Just like the rest of us, celebrities have their fair share of secret obsessions. Pop singer-songwriter Kesha loves to go ghost hunting. Insecure actor and film director Sujata Day starts every morning with her masala chai. And ESPN sports presenter Selema Masekela can’t help dancing when amapiano music comes on the airwaves. Throughout 2022, as part of our new celebrity column, Secret Obsessions, some of our favorite people spilled their secrets to Associate Editor Sarah Durn. Here are some of our favorite revelations from the new series.

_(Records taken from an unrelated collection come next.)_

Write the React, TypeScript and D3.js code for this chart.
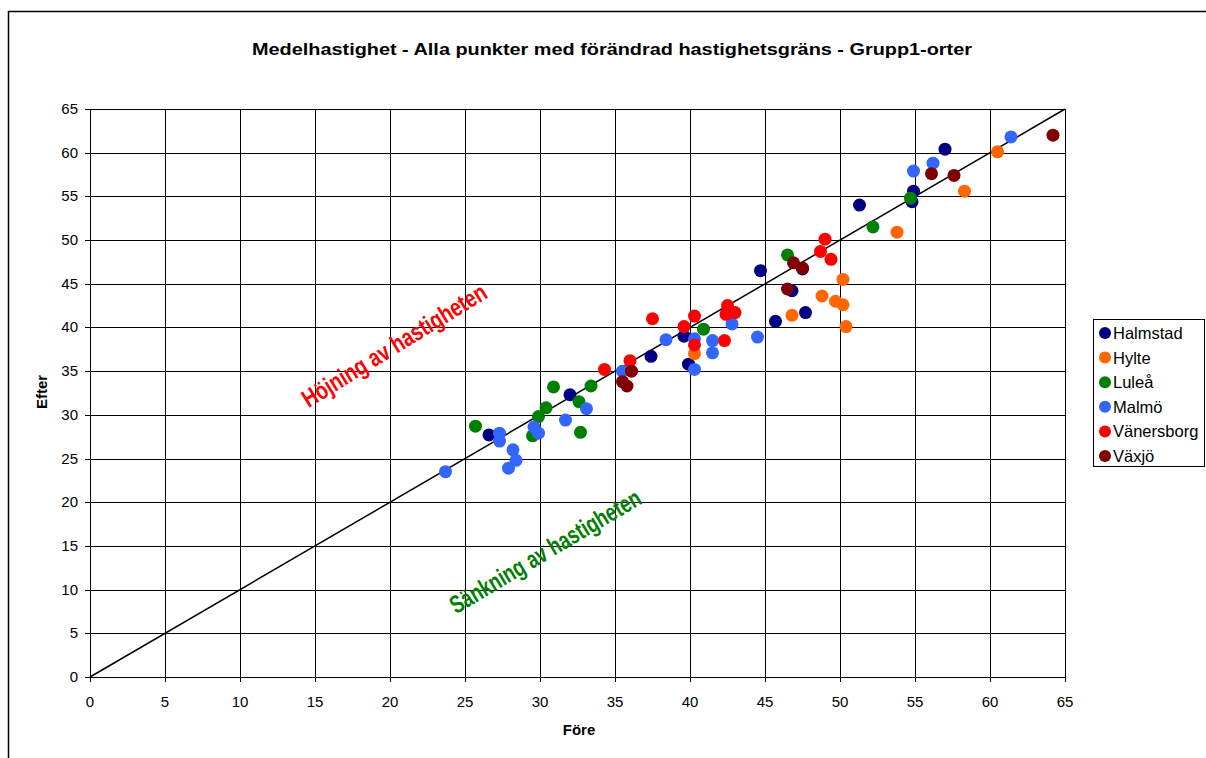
import { useEffect, useRef } from "react"
import * as d3 from "d3"

// before / after average speed per measuring point
const halmstadX = [26.6, 32.0, 37.4, 39.6, 39.9, 44.7, 45.7, 46.8, 47.7, 47.5, 51.3, 54.9, 54.8, 57.0]
const halmstadY = [27.7, 32.3, 36.7, 39.0, 35.8, 46.5, 40.7, 44.2, 41.7, 46.7, 54.0, 55.6, 54.4, 60.4]
const hylteX = [40.3, 46.8, 48.8, 49.7, 50.2, 50.2, 50.4, 53.8, 58.3, 60.5]
const hylteY = [37.0, 41.4, 43.6, 43.0, 42.6, 45.5, 40.1, 50.9, 55.6, 60.1]
const luleaX = [25.7, 30.9, 33.4, 30.4, 32.6, 29.9, 29.5, 32.7, 40.9, 46.5, 52.2, 54.7]
const luleaY = [28.7, 33.2, 33.3, 30.8, 31.5, 29.8, 27.6, 28.0, 39.8, 48.3, 51.5, 54.8]
const malmoX = [23.7, 27.3, 27.3, 28.2, 28.4, 27.9, 29.6, 29.9, 31.7, 33.1, 35.5, 38.4, 40.3, 40.3, 41.5, 41.5, 42.8, 44.5, 54.9, 56.2, 61.4]
const malmoY = [23.5, 27.9, 27.0, 26.0, 24.8, 23.9, 28.6, 27.9, 29.4, 30.7, 35.0, 38.6, 38.7, 35.2, 38.5, 37.1, 40.4, 38.9, 57.9, 58.8, 61.8]
const vanersborgX = [34.3, 36.0, 37.5, 39.6, 40.3, 40.3, 42.3, 42.5, 42.4, 43.0, 48.7, 49.4, 49.0]
const vanersborgY = [35.2, 36.2, 41.0, 40.1, 41.3, 38.0, 38.5, 42.5, 41.5, 41.7, 48.7, 47.8, 50.1]
const vaxjoX = [35.5, 35.8, 36.1, 46.9, 47.5, 46.5, 56.1, 57.6, 64.2]
const vaxjoY = [33.8, 33.3, 35.0, 47.4, 46.8, 44.4, 57.6, 57.4, 62.0]

const seriesNames = ["Halmstad", "Hylte", "Luleå", "Malmö", "Vänersborg", "Växjö"]
const seriesColors = ["#000080", "#FF6600", "#008000", "#3366FF", "#FF0000", "#800000"]
const seriesX = [halmstadX, hylteX, luleaX, malmoX, vanersborgX, vaxjoX]
const seriesY = [halmstadY, hylteY, luleaY, malmoY, vanersborgY, vaxjoY]

const ticks = [0, 5, 10, 15, 20, 25, 30, 35, 40, 45, 50, 55, 60, 65]

export default function App() {
  const svgRef = useRef<SVGSVGElement>(null)

  useEffect(() => {
    if (!svgRef.current) return
    const svg = d3.select(svgRef.current)
    svg.selectAll("*").remove()

    const font = "'Liberation Sans', Arial, sans-serif"
    const left = 90, right = 1065, top = 109, bottom = 677

    const x = d3.scaleLinear().domain([0, 65]).range([left, right])
    const y = d3.scaleLinear().domain([0, 65]).range([bottom, top])

    svg.append("rect").attr("width", 1206).attr("height", 758).attr("fill", "white")

    // outer frame (cropped)
    svg.append("path").attr("d", "M8.5,758 V11.5 H1206").attr("fill", "none").attr("stroke", "black").attr("stroke-width", 1.5)

    // title
    svg.append("text")
      .attr("x", 612).attr("y", 55)
      .attr("text-anchor", "middle")
      .attr("textLength", 720).attr("lengthAdjust", "spacingAndGlyphs")
      .style("font-family", font).style("font-size", "16px").style("font-weight", "bold")
      .text("Medelhastighet - Alla punkter med förändrad hastighetsgräns - Grupp1-orter")

    // grid
    const grid = svg.append("g").attr("stroke", "#000").attr("stroke-width", 1)
    ticks.forEach((t) => {
      grid.append("line").attr("x1", Math.round(x(t)) + 0.5).attr("x2", Math.round(x(t)) + 0.5).attr("y1", top).attr("y2", bottom + 5)
      grid.append("line").attr("y1", Math.round(y(t)) + 0.5).attr("y2", Math.round(y(t)) + 0.5).attr("x1", left - 5).attr("x2", right)
    })
    svg.append("rect").attr("x", left + 0.5).attr("y", top + 0.5).attr("width", right - left).attr("height", bottom - top)
      .attr("fill", "none").attr("stroke", "black")

    // tick labels
    const lab = svg.append("g").style("font-family", font).style("font-size", "15px")
    ticks.forEach((t) => {
      lab.append("text").attr("x", x(t)).attr("y", bottom + 30).attr("text-anchor", "middle").text(t)
      lab.append("text").attr("x", left - 12).attr("y", y(t) + 5).attr("text-anchor", "end").text(t)
    })

    svg.append("text").attr("x", 579).attr("y", 735).attr("text-anchor", "middle")
      .style("font-family", font).style("font-size", "15px").style("font-weight", "bold").text("Före")
    svg.append("text").attr("transform", "translate(47,392) rotate(-90)").attr("text-anchor", "middle")
      .style("font-family", font).style("font-size", "15px").style("font-weight", "bold").text("Efter")

    // diagonal y = x
    svg.append("line").attr("x1", x(0)).attr("y1", y(0)).attr("x2", x(65)).attr("y2", y(65))
      .attr("stroke", "black").attr("stroke-width", 1.5)

    // points
    seriesNames.forEach((name, i) => {
      const pts = seriesX[i].map((v, j) => [v, seriesY[i][j]])
      svg.append("g").selectAll("circle").data(pts).enter().append("circle")
        .attr("cx", (d) => x(d[0])).attr("cy", (d) => y(d[1])).attr("r", 6.5)
        .attr("fill", seriesColors[i])
    })

    // annotations
    svg.append("text").attr("transform", "translate(394,345) rotate(-31.7)").attr("text-anchor", "middle")
      .attr("dominant-baseline", "central")
      .attr("textLength", 212).attr("lengthAdjust", "spacingAndGlyphs")
      .style("font-family", font).style("font-size", "25px").style("font-weight", "bold").attr("fill", "#FF0000")
      .text("Höjning av hastigheten")
    svg.append("text").attr("transform", "translate(545,551) rotate(-30.8)").attr("text-anchor", "middle")
      .attr("dominant-baseline", "central")
      .attr("textLength", 218).attr("lengthAdjust", "spacingAndGlyphs")
      .style("font-family", font).style("font-size", "25px").style("font-weight", "bold").attr("fill", "#008000")
      .text("Sänkning av hastigheten")

    // legend
    const legend = svg.append("g").attr("transform", "translate(1093,319)")
    legend.append("rect").attr("x", 0.5).attr("y", 0.5).attr("width", 111).attr("height", 147).attr("fill", "white").attr("stroke", "black")
    seriesNames.forEach((name, i) => {
      const g = legend.append("g").attr("transform", `translate(0, ${14 + i * 24.6})`)
      g.append("circle").attr("cx", 12).attr("cy", 0).attr("r", 6).attr("fill", seriesColors[i])
      g.append("text").attr("x", 20).attr("y", 6).style("font-family", font).style("font-size", "16.5px").text(name)
    })
  }, [])

  return <svg ref={svgRef} width={1206} height={758} style={{ position: "absolute", left: 0, top: 0 }}></svg>
}
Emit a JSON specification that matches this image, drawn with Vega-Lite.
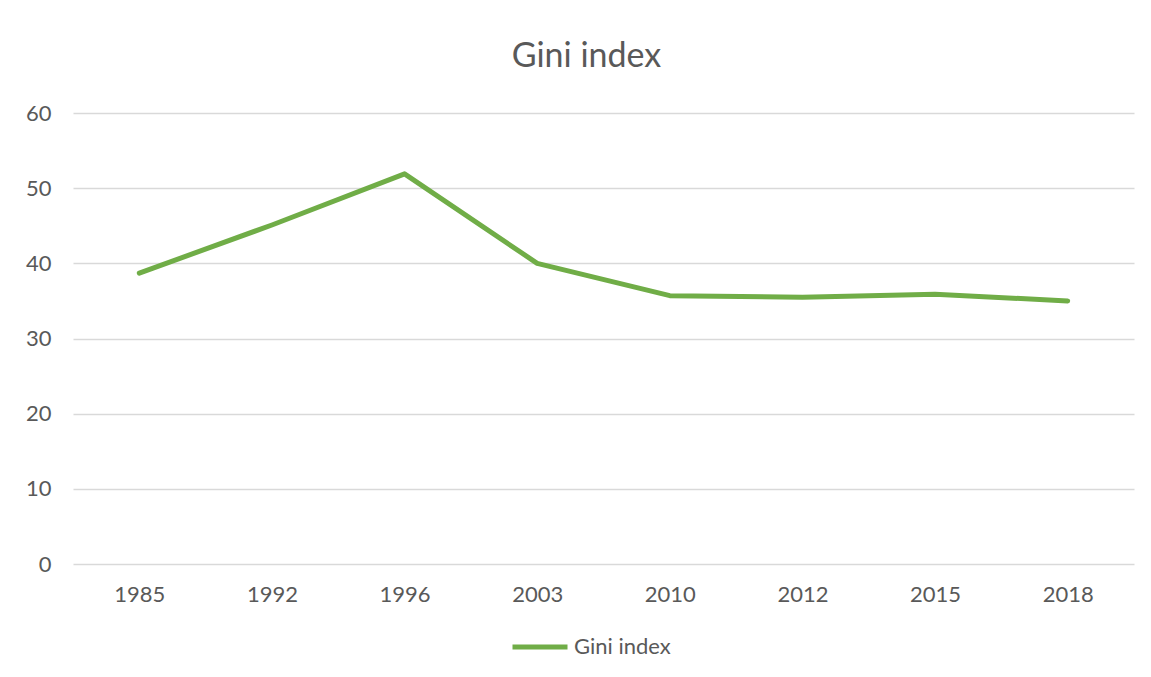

Kesha says she was no more than six years old when she saw her first ghost. Fast forward a couple of decades and the Grammy-nominated pop singer-songwriter now hunts ghosts professionally, on TV. While the songstress was prepared to deal with supernatural apparitions for the discovery+ show Conjuring Kesha, when things turned demonic at one of the world’s most haunted asylums, the Trans-Allegheny Lunatic Asylum in West Virginia, she was terrified. “I had chills all over.”
When she was eight years old, Sujata Day traveled with her family to her grandfather’s tea garden in Darjeeling, India. The Insecure actor and director couldn’t believe the lush green world she and her brother had stumbled upon. Now, decades later, Day makes masala chai with tea leaves from that garden every day. The drink has become Day’s morning ritual, and has turned her into something of a “chai influencer,” she jokes.
British pop singer-songwriter Maisie Peters was a huge reader growing up. And when she was around 16, she read a book that would inspire a lifelong obsession with New England winters. The book was Donna Tartt’s The Secret History. And almost every year since, Peters cracks open her worn copy to once again be transported into Tartt’s stark, snowy New England landscape.
Selema Masekela first heard the genre-bending sounds of amapiano music at the Johannesburg AFROPUNK festival in 2019. The Emmy-nominated producer and ESPN sports commentator couldn’t help but dance when he first heard the genre’s iconic electronic beats. And now, Masekela can’t get enough of the South African house music.
It all started with a lost drone. Emmy Award-winning CBS science correspondent Alie Ward had been hiking in the Los Angeles hills when she spotted it. Ward immediately sprang into action. She scrambled down the hill to grab the little red drone and spent the next few days trying to find its owner. Utilizing some CIA-level sleuthing skills, Ward was finally able to track down the owner thanks to the help of a dry cleaner 2,000 miles away in Alabama.
TikTok sensation Mamadou Ndiaye has been obsessed with weird animal facts since he was little. During school lunches, he’d share facts about otters’ brutal mating habits or female hyenas’ pseudo penises. But as he got older, Ndiaye stopped delving into the little-traveled corners of the animal world. Then the Covid pandemic hit, and Ndiaye lost his first job out of college. Bored, Ndiaye again started sharing not-safe-for-work animal facts with a TikTok audience that’s now in the millions.